For years, robot vacuum manufacturers have treated artificial intelligence as the industry's biggest competitive advantage. Every product launch has promised smarter navigation, better object recognition, more cameras, faster processors, and increasingly sophisticated AI. Today's flagship models can identify shoes, charging cables, pet bowls, toys, and in some cases hundreds of individual household objects before deciding exactly how to navigate around them.
It's an impressive technical achievement. But it also solves a problem that, for many consumers, is no longer the category's biggest challenge.
The real frustration isn't that robot vacuums fail to recognize obstacles. It's that they continue to leave behind dirt in many of the same places—corners, furniture legs, kitchen toe kicks, low cabinets, and the narrow strip beneath floating bathroom vanities. These aren't perception problems. They're geometry problems. No matter how intelligent the navigation system becomes, a circular robot can only clean the floor it is physically capable of reaching.
For much of the past decade, manufacturers have tried to overcome this limitation through software. Cleaning patterns have become more sophisticated, edge detection has improved, and AI models have learned to interpret increasingly complex home environments. Yet even with these software upgrades, the fundamental physical structure of most robot vacuums has seen limited evolutionary change.
That may finally be starting to shift.
Instead of asking robots to understand more about their surroundings, some manufacturers are beginning to rethink how robots physically interact with the environment. Rather than relying on software alone, they're redesigning the cleaning hardware itself to reach areas that have always fallen just outside a robot's footprint.
One of the clearest examples comes from MOVA's flagship robot vacuum, the V70 Ultra Complete. Instead of positioning AI as its defining innovation, the company focused on extending the robot's physical cleaning reach. During operation, both the side brush and one of the rotating mop pads deploy beyond the robot's chassis, allowing it to sweep and mop areas that conventional robot vacuums simply can't access.
It's a surprisingly straightforward idea. Instead of making the robot smarter, the design simply enables it to reach farther.
That practical approach has become one of the product's defining characteristics in independent reviews. Rather than highlighting suction power or navigation algorithms, reviewers have consistently pointed to the extendable cleaning system as the feature that most noticeably improves everyday performance. The difference isn't particularly obvious in the middle of a room, where nearly every premium robot vacuum already performs well.

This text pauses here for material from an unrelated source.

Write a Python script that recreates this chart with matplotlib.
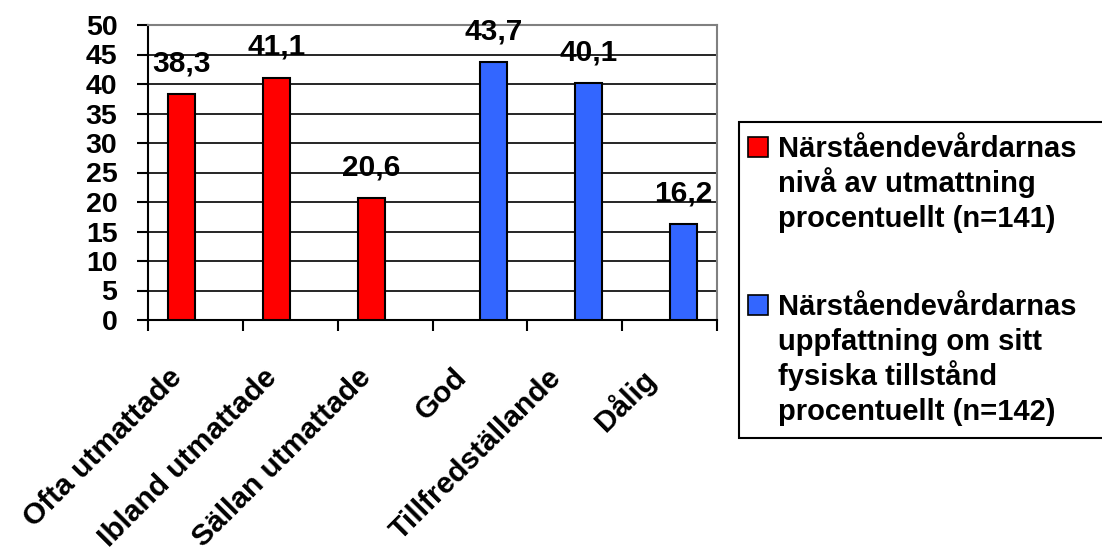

It becomes much more apparent along walls, around furniture, and beneath cabinetry, where traditional circular robots inevitably leave behind narrow strips of untouched floor.
In many ways, that reflects a broader shift taking place across the category. Navigation has matured. Object recognition has matured. Even suction figures continue to climb, despite offering increasingly marginal improvements in real-world cleaning. Coverage, however, remains one of the few areas where meaningful gains are still possible.
Consumers rarely complain because their robot vacuum failed to recognize a chair leg. They complain because they still have to vacuum around it themselves.
That helps explain why mechanical innovation is quietly returning to the spotlight. Retractable LiDAR systems allow robots to fit beneath lower furniture. Extendable side brushes improve edge cleaning. Deployable mop systems reach underneath overhanging cabinets and furniture where traditional designs fall short. Rather than relying exclusively on software, manufacturers are once again using hardware to solve problems that software alone cannot.
The same pattern has played out across consumer technology before. Smartphone cameras improved not only because computational photography became more sophisticated, but because manufacturers continued refining lens design and sensor hardware. Electric vehicles have advanced through software updates, yet many of the biggest breakthroughs have come from batteries, motors, and chassis engineering. Robot vacuums may be reaching a similar inflection point, where the next meaningful gains depend less on intelligence and more on mechanical design.
That doesn't mean AI has become irrelevant. Intelligent navigation remains essential, and future advances in perception will continue to improve how robots understand the home. But as those capabilities become standard across flagship products, they are becoming less effective as points of differentiation.
Consumers rarely notice when a robot correctly identifies a chair leg. They notice when they still have to vacuum around it themselves.
For an industry that has spent years teaching robots how to see, the next challenge may be surprisingly straightforward: helping them reach the parts of the floor they've been missing all along.